A strong role of shallow soil moisture in land-atmosphere coupling

There is a common perception in the Earth science community that plant rooting is deep and thus shallow soil moisture (0-5 cm), that can be observed from satellites, is limited in driving land surface hydrology. Here, we ask: to what degree does shallow soil moisture drive land surface behavior, especially land surface temperature (LST) and evapotranspiration? Can satellites observe hydrologically meaningful soil moisture information? Here, we argue that shallow soil moisture is playing a large role in land-atmosphere coupling with support from several methods.
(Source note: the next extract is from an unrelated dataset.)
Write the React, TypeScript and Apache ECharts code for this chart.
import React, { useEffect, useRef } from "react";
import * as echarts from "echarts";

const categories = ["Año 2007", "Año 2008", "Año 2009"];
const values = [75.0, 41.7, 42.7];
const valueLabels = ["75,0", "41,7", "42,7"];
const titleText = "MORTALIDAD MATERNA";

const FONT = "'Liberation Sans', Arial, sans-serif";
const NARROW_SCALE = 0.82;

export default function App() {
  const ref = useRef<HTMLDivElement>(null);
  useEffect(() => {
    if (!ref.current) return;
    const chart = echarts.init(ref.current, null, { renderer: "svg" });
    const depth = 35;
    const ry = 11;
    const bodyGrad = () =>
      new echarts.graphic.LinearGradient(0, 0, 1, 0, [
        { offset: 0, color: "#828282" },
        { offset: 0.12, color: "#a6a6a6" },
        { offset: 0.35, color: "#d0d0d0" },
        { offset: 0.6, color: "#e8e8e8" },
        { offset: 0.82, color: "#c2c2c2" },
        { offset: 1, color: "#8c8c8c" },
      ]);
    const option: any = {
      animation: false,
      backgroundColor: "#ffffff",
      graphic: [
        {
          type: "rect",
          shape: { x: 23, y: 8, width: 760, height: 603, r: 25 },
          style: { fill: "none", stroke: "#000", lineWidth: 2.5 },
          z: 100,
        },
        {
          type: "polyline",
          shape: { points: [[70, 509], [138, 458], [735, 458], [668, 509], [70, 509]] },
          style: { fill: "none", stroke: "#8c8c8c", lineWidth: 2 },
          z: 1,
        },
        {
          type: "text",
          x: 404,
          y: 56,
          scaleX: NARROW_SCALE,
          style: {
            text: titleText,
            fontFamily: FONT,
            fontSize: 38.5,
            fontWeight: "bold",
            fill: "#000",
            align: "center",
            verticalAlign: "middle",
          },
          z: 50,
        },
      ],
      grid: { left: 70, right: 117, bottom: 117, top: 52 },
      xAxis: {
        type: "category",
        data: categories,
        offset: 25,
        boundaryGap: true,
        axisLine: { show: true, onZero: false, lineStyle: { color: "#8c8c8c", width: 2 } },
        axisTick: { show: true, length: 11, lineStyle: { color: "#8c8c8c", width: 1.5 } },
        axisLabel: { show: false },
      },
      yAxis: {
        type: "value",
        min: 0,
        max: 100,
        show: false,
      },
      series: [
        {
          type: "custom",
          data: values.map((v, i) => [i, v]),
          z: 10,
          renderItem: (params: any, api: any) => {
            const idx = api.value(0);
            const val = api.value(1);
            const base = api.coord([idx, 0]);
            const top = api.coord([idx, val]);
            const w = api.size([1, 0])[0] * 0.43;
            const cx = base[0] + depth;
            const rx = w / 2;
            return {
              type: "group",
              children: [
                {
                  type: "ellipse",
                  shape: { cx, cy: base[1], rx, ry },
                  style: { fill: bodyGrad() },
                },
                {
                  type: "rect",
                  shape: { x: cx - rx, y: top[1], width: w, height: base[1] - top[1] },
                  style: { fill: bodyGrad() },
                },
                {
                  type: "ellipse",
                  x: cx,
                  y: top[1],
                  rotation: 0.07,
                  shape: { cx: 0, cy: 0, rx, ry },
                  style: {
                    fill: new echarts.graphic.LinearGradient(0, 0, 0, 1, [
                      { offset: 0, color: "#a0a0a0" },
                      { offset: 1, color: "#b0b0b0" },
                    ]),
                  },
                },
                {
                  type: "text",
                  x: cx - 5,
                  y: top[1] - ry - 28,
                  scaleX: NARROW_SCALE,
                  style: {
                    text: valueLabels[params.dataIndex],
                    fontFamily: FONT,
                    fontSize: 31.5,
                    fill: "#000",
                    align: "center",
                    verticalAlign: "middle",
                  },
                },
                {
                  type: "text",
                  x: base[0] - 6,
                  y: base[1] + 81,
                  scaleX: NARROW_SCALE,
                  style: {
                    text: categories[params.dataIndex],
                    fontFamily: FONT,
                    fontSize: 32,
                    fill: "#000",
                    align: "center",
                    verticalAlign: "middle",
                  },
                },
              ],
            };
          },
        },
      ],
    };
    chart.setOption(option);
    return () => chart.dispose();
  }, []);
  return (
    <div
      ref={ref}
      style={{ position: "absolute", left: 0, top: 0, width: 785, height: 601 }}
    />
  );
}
First, ECOSTRESS LST is correlated with soil moisture at USCRN sites, revealing that the strongest coupling often exists between shallow soil moisture layers and LST across a range of land cover types. Deeper soil layers appear to be more important drivers during dry periods. Next, isotopic tracer studies are collated that show a prevalence of vegetation that preferentially takes up upper soil layer moisture, despite their deeper rooting. Finally, we show that microwave L-band sensors carry information about soil moisture deeper than the commonly defined 5 cm heuristic in many conditions. Specifically, under wetter conditions, shallow and deeper soil moisture are highly vertically correlated. Under drier conditions, microwave emission tends to originate from deeper layers, thus providing deeper sensing capabilities. Indeed, it is critical to observe deeper layer soil moisture, for example, for studying forested surfaces, evaluating groundwater resources, and initialization of weather forecasts. Nevertheless, we argue that shallow soil moisture has a proportionally strong role in land surface behavior.